Collected material:
_____
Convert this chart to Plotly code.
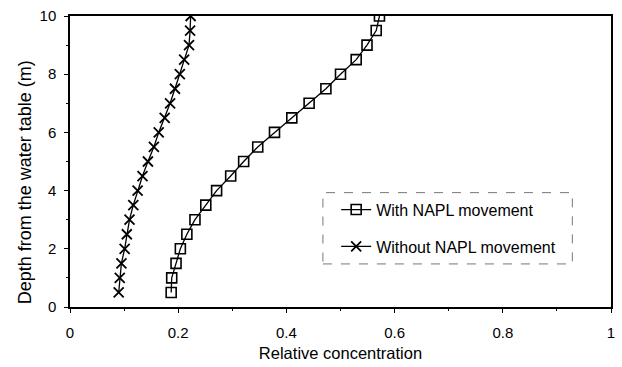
import plotly.graph_objects as go

depth = [0.5, 1.0, 1.5, 2.0, 2.5, 3.0, 3.5, 4.0, 4.5, 5.0,
         5.5, 6.0, 6.5, 7.0, 7.5, 8.0, 8.5, 9.0, 9.5, 10.0]
with_napl = [0.187, 0.188, 0.196, 0.204, 0.216, 0.231, 0.251, 0.271, 0.297, 0.321,
             0.347, 0.378, 0.410, 0.442, 0.473, 0.500, 0.529, 0.549, 0.566, 0.572]
without_napl = [0.090, 0.092, 0.095, 0.101, 0.105, 0.110, 0.117, 0.125, 0.134, 0.144,
                0.155, 0.164, 0.175, 0.185, 0.194, 0.203, 0.211, 0.220, 0.222, 0.223]
x_ticks = [0, 0.2, 0.4, 0.6, 0.8, 1]
x_tick_labels = ["0", "0.2", "0.4", "0.6", "0.8", "1"]
y_ticks = [0, 2, 4, 6, 8, 10]
x_title = "Relative concentration"
y_title = "Depth from the water table (m)"

FONT = "Liberation Sans, Arial, sans-serif"

fig = go.Figure()
fig.add_trace(go.Scatter(
    x=with_napl, y=depth, mode="lines+markers", name="With NAPL movement",
    legendgroup="a",
    line=dict(color="black", width=1.3),
    marker=dict(symbol="square-open", size=10, color="black", line=dict(width=1.6)),
))
fig.add_trace(go.Scatter(
    x=without_napl, y=depth, mode="lines+markers", name="Without NAPL movement",
    legendgroup="b",
    line=dict(color="black", width=1.3),
    marker=dict(symbol="x-thin-open", size=10, color="black", line=dict(width=1.8)),
))

fig.update_layout(
    width=622, height=367,
    margin=dict(l=70, r=7, t=12, b=57),
    paper_bgcolor="white", plot_bgcolor="white",
    font=dict(family=FONT, size=15, color="black"),
    showlegend=True,
    legend=dict(x=0.492, y=0.393, xanchor="left", yanchor="top",
                bgcolor="rgba(0,0,0,0)", borderwidth=0,
                font=dict(size=16), tracegroupgap=13, traceorder="grouped"),
    shapes=[dict(type="rect", xref="paper", yref="paper",
                 x0=0.4675, x1=0.9285, y0=0.148, y1=0.393,
                 line=dict(color="#777777", width=1, dash="dash"))],
    annotations=[dict(text=y_title, xref="paper", yref="paper",
                      x=-0.084, y=0.427, xanchor="center", yanchor="middle",
                      textangle=-90, showarrow=False, font=dict(size=18))],
)
fig.update_xaxes(
    range=[0, 1], tickvals=x_ticks, ticktext=x_tick_labels,
    tickfont=dict(size=15), ticklabeloverflow="allow", ticklabelstandoff=7,
    showgrid=False, zeroline=False,
    showline=True, linecolor="black", linewidth=1.5, mirror=True,
    ticks="outside", ticklen=4, tickcolor="black",
    minor=dict(dtick=0.1, ticks="outside", ticklen=2, tickcolor="black"),
    title=dict(text=x_title, font=dict(size=16.5), standoff=8),
)
fig.update_yaxes(
    range=[0, 10], tickvals=y_ticks,
    tickfont=dict(size=15), ticklabelstandoff=5,
    showgrid=False, zeroline=False,
    showline=True, linecolor="black", linewidth=1.5, mirror=True,
    ticks="outside", ticklen=4, tickcolor="black",
    minor=dict(dtick=1, ticks="outside", ticklen=2, tickcolor="black"),
)

fig.write_html("out.html", config={"displayModeBar": False},
               post_script="document.body.style.margin='0';")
_____
Work to complete:
All the lines above are to be reproduced exactly, except the pictures.

Written response:
Convert this chart to Plotly code.
import plotly.graph_objects as go

depth = [0.5, 1.0, 1.5, 2.0, 2.5, 3.0, 3.5, 4.0, 4.5, 5.0,
         5.5, 6.0, 6.5, 7.0, 7.5, 8.0, 8.5, 9.0, 9.5, 10.0]
with_napl = [0.187, 0.188, 0.196, 0.204, 0.216, 0.231, 0.251, 0.271, 0.297, 0.321,
             0.347, 0.378, 0.410, 0.442, 0.473, 0.500, 0.529, 0.549, 0.566, 0.572]
without_napl = [0.090, 0.092, 0.095, 0.101, 0.105, 0.110, 0.117, 0.125, 0.134, 0.144,
                0.155, 0.164, 0.175, 0.185, 0.194, 0.203, 0.211, 0.220, 0.222, 0.223]
x_ticks = [0, 0.2, 0.4, 0.6, 0.8, 1]
x_tick_labels = ["0", "0.2", "0.4", "0.6", "0.8", "1"]
y_ticks = [0, 2, 4, 6, 8, 10]
x_title = "Relative concentration"
y_title = "Depth from the water table (m)"

FONT = "Liberation Sans, Arial, sans-serif"

fig = go.Figure()
fig.add_trace(go.Scatter(
    x=with_napl, y=depth, mode="lines+markers", name="With NAPL movement",
    legendgroup="a",
    line=dict(color="black", width=1.3),
    marker=dict(symbol="square-open", size=10, color="black", line=dict(width=1.6)),
))
fig.add_trace(go.Scatter(
    x=without_napl, y=depth, mode="lines+markers", name="Without NAPL movement",
    legendgroup="b",
    line=dict(color="black", width=1.3),
    marker=dict(symbol="x-thin-open", size=10, color="black", line=dict(width=1.8)),
))

fig.update_layout(
    width=622, height=367,
    margin=dict(l=70, r=7, t=12, b=57),
    paper_bgcolor="white", plot_bgcolor="white",
    font=dict(family=FONT, size=15, color="black"),
    showlegend=True,
    legend=dict(x=0.492, y=0.393, xanchor="left", yanchor="top",
                bgcolor="rgba(0,0,0,0)", borderwidth=0,
                font=dict(size=16), tracegroupgap=13, traceorder="grouped"),
    shapes=[dict(type="rect", xref="paper", yref="paper",
                 x0=0.4675, x1=0.9285, y0=0.148, y1=0.393,
                 line=dict(color="#777777", width=1, dash="dash"))],
    annotations=[dict(text=y_title, xref="paper", yref="paper",
                      x=-0.084, y=0.427, xanchor="center", yanchor="middle",
                      textangle=-90, showarrow=False, font=dict(size=18))],
)
fig.update_xaxes(
    range=[0, 1], tickvals=x_ticks, ticktext=x_tick_labels,
    tickfont=dict(size=15), ticklabeloverflow="allow", ticklabelstandoff=7,
    showgrid=False, zeroline=False,
    showline=True, linecolor="black", linewidth=1.5, mirror=True,
    ticks="outside", ticklen=4, tickcolor="black",
    minor=dict(dtick=0.1, ticks="outside", ticklen=2, tickcolor="black"),
    title=dict(text=x_title, font=dict(size=16.5), standoff=8),
)
fig.update_yaxes(
    range=[0, 10], tickvals=y_ticks,
    tickfont=dict(size=15), ticklabelstandoff=5,
    showgrid=False, zeroline=False,
    showline=True, linecolor="black", linewidth=1.5, mirror=True,
    ticks="outside", ticklen=4, tickcolor="black",
    minor=dict(dtick=1, ticks="outside", ticklen=2, tickcolor="black"),
)

fig.write_html("out.html", config={"displayModeBar": False},
               post_script="document.body.style.margin='0';")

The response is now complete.